Dogs and kids are a classic pairing, but fostering a healthy relationship between kids and animals requires special care. From finding your new dog and planning for its expenses to keeping it healthy and active, there is plenty to take into consideration.
The following resources were compiled to help you think of all aspects of dogs for kids.
Where to Find a Dog
How to Find a Shelter Dog: Adopting from the shelter is a great move, but some dogs do not fit well with children. Learn how to find a shelter dog that works for you.
Finding a Dog Rescue: Many rescues work to find homes for specific breeds. If you’ve always wanted a certain breed, check for local rescues.
Avoiding Bad Breeders: Bad breeders will overcharge for dogs who may be unhealthy and of poor temperament. If you go through a breeder, these signs show how to choose the right one.
Learning Dog Needs
The Cost of Dog Ownership: Dogs cost thousands of dollars per year, and unexpected vet bills can wipe out savings. Learn the true cost of dog ownership before getting one for your child.
Kids and Dogs: Start with knowing how kids should interact with dogs, including how to pet, how to play and how to speak “dog language.”
Dog Body Language: Learning what your dogs is trying to tell you can avoid aggression and even bites.
Choosing Dog Food: “You are what you eat” applies to dogs, too. A quality food will keep Fido healthy and help prevent some health problems.
How to Groom Your Dog: In addition to bathing, some simple grooming can be done at home to save money.
How to Socialize Your Dog: Socializing your dog is not just about interacting with people; it includes familiarizing them with sounds, sights and human behavior to avoid fear and aggression.
Going to the Dog Park: Learn about dog and human behavior to ensure everyone stays safe at the dog park.
Teaching Your Dog
How to Potty Train: There are many old-school methods to potty train that are considered ineffective and even cruel. The Human Society lists the most up-to-date methods.

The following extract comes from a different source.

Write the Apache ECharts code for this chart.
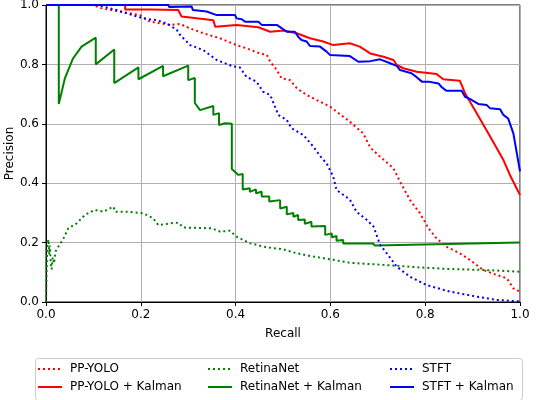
<!DOCTYPE html>
<html>
<head>
<meta charset="utf-8">
<script src="https://cdn.jsdelivr.net/npm/echarts@6/dist/echarts.min.js"></script>
<style>
  html, body { margin: 0; padding: 0; background: #fff; }
  #chart { width: 538px; height: 400px; }
</style>
</head>
<body>
<div id="chart"></div>
<script>
// recall / precision
const ppyoloR = [0, 0.10, 0.114, 0.156, 0.198, 0.219, 0.262, 0.283, 0.304, 0.332, 0.367, 0.402, 0.423, 0.451, 0.466, 0.473, 0.487, 0.497, 0.515, 0.529, 0.55, 0.571, 0.599, 0.627, 0.641, 0.669, 0.684, 0.705, 0.733, 0.747, 0.768, 0.789, 0.807, 0.824, 0.845, 0.873, 0.895, 0.922, 0.951, 0.972, 0.986, 1.0]
const ppyoloP = [1, 1, 0.99, 0.978, 0.966, 0.944, 0.933, 0.936, 0.921, 0.905, 0.888, 0.865, 0.854, 0.837, 0.832, 0.809, 0.781, 0.753, 0.747, 0.72, 0.697, 0.68, 0.658, 0.624, 0.607, 0.568, 0.52, 0.489, 0.45, 0.405, 0.343, 0.299, 0.248, 0.214, 0.186, 0.164, 0.141, 0.108, 0.091, 0.08, 0.046, 0.035]

const ppyoloKR = [0, 0.167, 0.167, 0.219, 0.222, 0.279, 0.286, 0.318, 0.353, 0.357, 0.402, 0.448, 0.473, 0.501, 0.529, 0.557, 0.585, 0.606, 0.641, 0.662, 0.684, 0.712, 0.733, 0.74, 0.754, 0.782, 0.824, 0.838, 0.873, 0.884, 0.909, 0.937, 0.965, 0.979, 1.0]
const ppyoloKP = [1, 1, 0.985, 0.985, 0.98, 0.983, 0.961, 0.955, 0.949, 0.927, 0.933, 0.925, 0.91, 0.914, 0.905, 0.888, 0.877, 0.865, 0.871, 0.86, 0.837, 0.826, 0.815, 0.798, 0.787, 0.775, 0.768, 0.75, 0.745, 0.703, 0.635, 0.557, 0.478, 0.427, 0.36]

const retinaR = [0, 0.001, 0.002, 0.003, 0.005, 0.007, 0.008, 0.010, 0.012, 0.014, 0.017, 0.020, 0.026, 0.037, 0.047, 0.065, 0.082, 0.103, 0.121, 0.142, 0.146, 0.17, 0.205, 0.226, 0.237, 0.262, 0.279, 0.29, 0.35, 0.367, 0.388, 0.402, 0.43, 0.466, 0.501, 0.529, 0.564, 0.599, 0.641, 0.712, 0.782, 0.852, 0.922, 1.0]
const retinaP = [0, 0.08, 0.15, 0.19, 0.21, 0.16, 0.19, 0.13, 0.11, 0.15, 0.13, 0.17, 0.186, 0.214, 0.248, 0.265, 0.293, 0.31, 0.304, 0.321, 0.304, 0.304, 0.299, 0.282, 0.259, 0.265, 0.267, 0.251, 0.248, 0.237, 0.24, 0.22, 0.198, 0.184, 0.177, 0.164, 0.153, 0.144, 0.132, 0.125, 0.117, 0.111, 0.108, 0.102]

const retinaKR = [0, 0.027, 0.027, 0.04, 0.057, 0.075, 0.105, 0.105, 0.144, 0.144, 0.195, 0.195, 0.247, 0.247, 0.30, 0.30, 0.314, 0.314, 0.325, 0.353, 0.353, 0.365, 0.365, 0.378, 0.392, 0.392, 0.406, 0.415, 0.415, 0.43, 0.43, 0.443, 0.443, 0.455, 0.455, 0.471, 0.471, 0.494, 0.494, 0.508, 0.508, 0.522, 0.522, 0.532, 0.532, 0.546, 0.546, 0.56, 0.56, 0.589, 0.589, 0.603, 0.603, 0.613, 0.613, 0.627, 0.627, 0.69, 0.694, 1.0]
const retinaKP = [1, 1, 0.667, 0.754, 0.82, 0.86, 0.89, 0.80, 0.85, 0.737, 0.79, 0.75, 0.795, 0.76, 0.796, 0.747, 0.754, 0.67, 0.646, 0.66, 0.63, 0.636, 0.596, 0.602, 0.60, 0.448, 0.428, 0.431, 0.379, 0.383, 0.371, 0.379, 0.366, 0.371, 0.355, 0.355, 0.338, 0.343, 0.315, 0.321, 0.295, 0.30, 0.287, 0.293, 0.276, 0.278, 0.263, 0.27, 0.254, 0.256, 0.226, 0.231, 0.218, 0.222, 0.206, 0.209, 0.197, 0.197, 0.19, 0.2]

const stftR = [0, 0.11, 0.121, 0.149, 0.17, 0.205, 0.233, 0.255, 0.276, 0.283, 0.304, 0.332, 0.36, 0.395, 0.409, 0.423, 0.444, 0.458, 0.473, 0.479, 0.49, 0.508, 0.518, 0.543, 0.564, 0.582, 0.592, 0.606, 0.613, 0.641, 0.655, 0.677, 0.691, 0.705, 0.719, 0.74, 0.768, 0.803, 0.852, 0.909, 0.951, 1.0]
const stftP = [1, 1, 0.995, 0.983, 0.972, 0.955, 0.949, 0.938, 0.916, 0.899, 0.865, 0.848, 0.815, 0.793, 0.79, 0.758, 0.742, 0.708, 0.697, 0.674, 0.63, 0.613, 0.585, 0.562, 0.523, 0.484, 0.467, 0.422, 0.377, 0.345, 0.304, 0.276, 0.254, 0.192, 0.164, 0.119, 0.085, 0.057, 0.035, 0.018, 0.007, 0.002]

const stftKR = [0, 0.258, 0.26, 0.307, 0.31, 0.339, 0.342, 0.36, 0.399, 0.402, 0.413, 0.42, 0.448, 0.455, 0.487, 0.497, 0.508, 0.525, 0.532, 0.539, 0.55, 0.557, 0.578, 0.592, 0.599, 0.641, 0.659, 0.684, 0.705, 0.726, 0.74, 0.747, 0.771, 0.782, 0.793, 0.807, 0.828, 0.835, 0.845, 0.877, 0.884, 0.895, 0.912, 0.93, 0.937, 0.958, 0.965, 0.975, 0.986, 1.0]
const stftKP = [1, 1, 0.993, 0.995, 0.983, 0.978, 0.972, 0.966, 0.966, 0.955, 0.952, 0.944, 0.944, 0.933, 0.933, 0.922, 0.91, 0.91, 0.893, 0.882, 0.877, 0.862, 0.86, 0.843, 0.832, 0.828, 0.809, 0.811, 0.817, 0.804, 0.795, 0.781, 0.77, 0.757, 0.742, 0.742, 0.736, 0.723, 0.711, 0.711, 0.691, 0.683, 0.667, 0.663, 0.652, 0.649, 0.63, 0.618, 0.568, 0.44]

const axisTicks = [0, 0.2, 0.4, 0.6, 0.8, 1.0]

function zip(xs, ys) {
  return xs.map((x, i) => [x, ys[i]])
}

const font = 'DejaVu Sans'
const chart = echarts.init(document.getElementById('chart'), null, { renderer: 'canvas' })

function line(name, xs, ys, color, dotted) {
  return {
    name: name,
    type: 'line',
    data: zip(xs, ys),
    symbol: 'none',
    smooth: false,
    lineStyle: { color: color, width: 2, type: dotted ? [2, 3] : 'solid' },
    itemStyle: { color: color },
    emphasis: { disabled: true }
  }
}

function legendAt(left, names) {
  return {
    orient: 'vertical',
    left: left,
    top: 363,
    padding: 0,
    itemWidth: 24,
    itemHeight: 14,
    itemGap: 6,
    data: names,
    itemStyle: { opacity: 0 },
    textStyle: { fontFamily: font, fontSize: 12, color: '#000', padding: [0, 0, 0, 3] }
  }
}

const axisCommon = {
  type: 'value',
  min: 0,
  max: 1,
  interval: 0.2,
  axisLine: { show: true, onZero: false, lineStyle: { color: '#000', width: 1 } },
  axisTick: { show: true, length: 4, lineStyle: { color: '#000' } },
  splitLine: { show: true, lineStyle: { color: '#b0b0b0', width: 1 } },
  axisLabel: {
    fontFamily: font, fontSize: 12, color: '#000', margin: 7,
    formatter: v => axisTicks.indexOf(+v.toFixed(1)) >= 0 ? v.toFixed(1) : ''
  },
  nameTextStyle: { fontFamily: font, fontSize: 12, color: '#000' },
  nameLocation: 'middle',
  nameMoveOverlap: false
}

chart.setOption({
  animation: false,
  backgroundColor: '#fff',
  grid: { left: 46, top: 5, right: 18, bottom: 98, show: true, borderColor: '#000', borderWidth: 1, outerBoundsMode: 'none', containLabel: false },
  xAxis: Object.assign({}, axisCommon, { name: 'Recall', nameGap: 26 }),
  yAxis: Object.assign({}, axisCommon, { name: 'Precision', nameGap: 30 }),
  legend: [
    legendAt(37, ['PP-YOLO', 'PP-YOLO + Kalman']),
    legendAt(207, ['RetinaNet', 'RetinaNet + Kalman']),
    legendAt(389, ['STFT', 'STFT + Kalman'])
  ],
  graphic: [{
    type: 'rect',
    left: 33,
    top: 356,
    shape: { width: 487, height: 42, r: 3 },
    style: { fill: 'none', stroke: '#cccccc', lineWidth: 1 },
    z: -1
  }],
  series: [
    line('PP-YOLO', ppyoloR, ppyoloP, '#ff0000', true),
    line('PP-YOLO + Kalman', ppyoloKR, ppyoloKP, '#ff0000', false),
    line('RetinaNet', retinaR, retinaP, '#008000', true),
    line('RetinaNet + Kalman', retinaKR, retinaKP, '#008000', false),
    line('STFT', stftR, stftP, '#0000ff', true),
    line('STFT + Kalman', stftKR, stftKP, '#0000ff', false)
  ]
})
</script>
</body>
</html>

Crate Training Your Dog: Using a crate not only prevents potty accidents but can keep your dog safe from chewing and swallowing dangerous things in the house.
How to Use a Clicker: From one of the world’s most well-known dog trainers, these 15 tips will help you train your dog to do nearly anything using a cheap clicking device.
Finding Classes: Professional training is great for all dogs, especially puppies. Most classes allow children over a certain age to assist in training the dog.
Learning Agility: Dog agility is like an obstacle course run with a human handler as guidance. There are junior leagues for kids to handle their dog during the course.
Learning Treibball: Another great dog sport, treibball is like soccer for dogs. Kids are welcome in most leagues to participate in training with the dog.
Here Are Our Additional Tips For Getting Dogs For Kids
Dogs can be fun, steadfast companions, but they’re also a lot of responsibility. Make sure everyone knows what their share of the work will be. Someone will have to agree to clean up after the dog, walk it, feed it and train it.
Consider getting pet insurance to soften the blow of expensive vet bills. Read the fine print and know what it covers and what it doesn’t. It’s best to set aside a small amount each month to prepare for the inevitable vet bills.
Dogs need physical and mental exercise and puppies even more so. Walking on leash and running in a fenced yard are a great start, but some breeds will need far more to keep them from being bored and, thus, destructive. Training tricks beyond “sit” can be a great tool to keep their brains tired. Many dogs can learn agility moves, dance moves or even to put their toys away in a box.
Choose your breed carefully. Their traits are fairly consistent, e.g., working breeds will need extra attention, and terriers tend to be very high energy. Do your research and meet dogs of that breed in person, if possible.
Teach your kids how to avoid dog bites. Most dogs are happy to tell us when they’re feeling uncomfortable, which can help us prevent bites—if we listen. It’s vital to not scold or punish a dog for growling or baring teeth, which is a dog’s primary warning signal. Just like a rattlesnake, the dog wants to tell you to back off before biting. If the dog growls at your child, teach them to immediately back off and let the dog have its space.
It’s also important to recognize that dogs do not have the same “love language” as humans. Hugs that are natural to children are overwhelming for most dogs, and getting close to their face may be seen as a sign of aggression. Similarly, when a dog kisses your face with its ears back, it often means they’re dangerously uncomfortable, not that they’re being affectionate.